If a homebrewer wants to brew a gruit, Heilshorn says brewing with fresh ingredients is always preferable, but items bought online or in stores can work if a particular item is not available locally. Earth Eagle tries to use as many local ingredients as possible. To accomplish that, they work with local urban forager Jenna Darcy (pictured above), who goes into the woods and surrounding areas searching for fresh herbs and wild-grown flowers that may be used in the gruits. When winter hits New England, they resort to more mail-ordered ingredients and brewing with dried herbs. Someday, McDonald and Heilshorn hope to even have a better source of local ingredients. “Our dream is to put a garden on the roof,” Heilshorn says.

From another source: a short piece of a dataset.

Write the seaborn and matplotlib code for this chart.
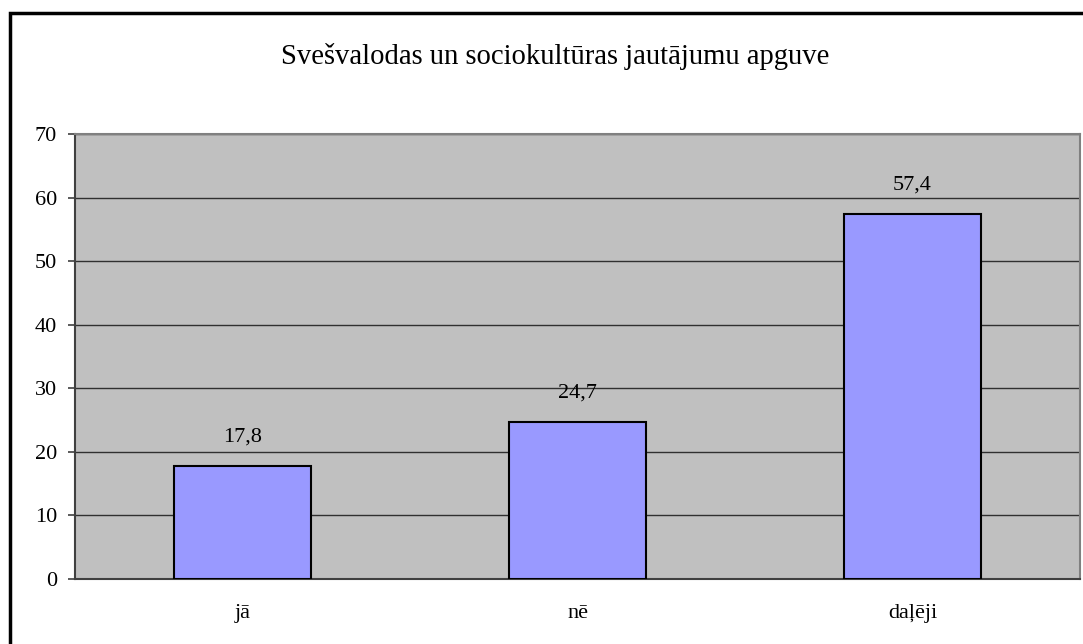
import matplotlib
matplotlib.use("Agg")
import matplotlib.pyplot as plt
import matplotlib.patches as mpatches
import seaborn as sns
import pandas as pd

categories = ["jā", "nē", "daļēji"]
values = [17.8, 24.7, 57.4]
value_labels = ["17,8", "24,7", "57,4"]
title = "Svešvalodas un sociokultūras jautājumu apguve"

sns.set_theme(style="white")
plt.rcParams["font.family"] = ["Liberation Serif", "DejaVu Serif"]
plt.rcParams["text.color"] = "black"
plt.rcParams["xtick.color"] = "black"
plt.rcParams["ytick.color"] = "black"

df = pd.DataFrame({"cat": categories, "val": values})

fig = plt.figure(figsize=(10.83, 6.44), dpi=100)
ax = fig.add_axes([75 / 1083, 1 - 579 / 644, 1005 / 1083, 445 / 644])
ax.set_facecolor("#C0C0C0")

sns.barplot(data=df, x="cat", y="val", color="#9999FF", edgecolor="black",
            linewidth=1.5, width=0.406, saturation=1, ax=ax, zorder=3)

ax.set_ylim(0, 70)
ax.set_xlim(-0.5, 2.5)
ax.set_yticks(range(0, 71, 10))
ax.yaxis.grid(True, color="#303030", linewidth=1, zorder=0)
ax.set_axisbelow(True)
ax.set_xlabel("")
ax.set_ylabel("")

ax.set_xticks([-0.5, 0.5, 1.5, 2.5], minor=True)
ax.tick_params(axis="x", which="major", length=0, pad=18, labelsize=16, labelcolor="black")
ax.tick_params(axis="x", which="minor", length=5, width=1.2, color="#404040", direction="out")
ax.tick_params(axis="y", length=5, width=1.2, color="#404040", direction="out",
               labelsize=16, labelcolor="black", pad=8, left=True)

for side in ["left", "bottom"]:
    ax.spines[side].set_color("#404040")
    ax.spines[side].set_linewidth(1.5)
for side in ["top", "right"]:
    ax.spines[side].set_color("#808080")
    ax.spines[side].set_linewidth(1.5)
    ax.spines[side].set_visible(True)

for i, (v, lab) in enumerate(zip(values, value_labels)):
    ax.annotate(lab, (i, v), xytext=(0, 14), textcoords="offset points",
                ha="center", va="bottom", fontsize=16, color="black")

fig.text(555.5 / 1083, 1 - 64 / 644, title, ha="center", va="baseline",
         fontsize=20.6, color="black")

# outer chart border (right and bottom run past the image edge)
fig.patches.append(mpatches.Rectangle((10 / 1083, -0.1), 1.2, 1 - 13 / 644 + 0.1,
                                      transform=fig.transFigure, fill=False,
                                      edgecolor="black", linewidth=2.5, zorder=10))

fig.savefig("out.png", dpi=100)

McDonald and Heilshorn also use some ingredients for which Darcy can’t forage and that people may find odd in their gruits—wild and farmed meat products. The pair have come up with beers brewed with a moose head (Bogmare, a meat gruit), beef and beef bones (Cap’n Beefparts, a porter, and Them Bones, a gruit made with beef bones), and even bear (St. Corbian’s Red, a sour gruit with bear meat). The brewery makes sure to let people know that these beers are not vegetarian/vegan friendly.
Earth Eagle’s brews are available in the taproom that is adjacent to the brewery. Although the gruits catch people’s attention, there are plenty of common styles of beers for those who want something more familiar. Along with New England Gangsta’ (the brewery’s most popular beer) and Ancestral—both IPAs, they have beers such as Black Adder (milk stout), Chiefy LaRoux (Belgian pale ale), or Kiichigo (a dunkelweizen brewed with raspberries).
McDonald and Heilshorn usually split up brewing duties. McDonald brews mainly the more traditional styles—IPAs, tripels, dunkels, witbiers. Heilshorn brews mainly gruits. People may be surprised, but sometimes they brew the styles the other one is known for, Heilshorn says. “[McDonald] can brew a great gruit, and I can brew a pretty good IPA.”
“As a beer consumer, I want to give my palate a more adventurous experience,” says Heilshorn. “It’s great that we’re able to do that for people.”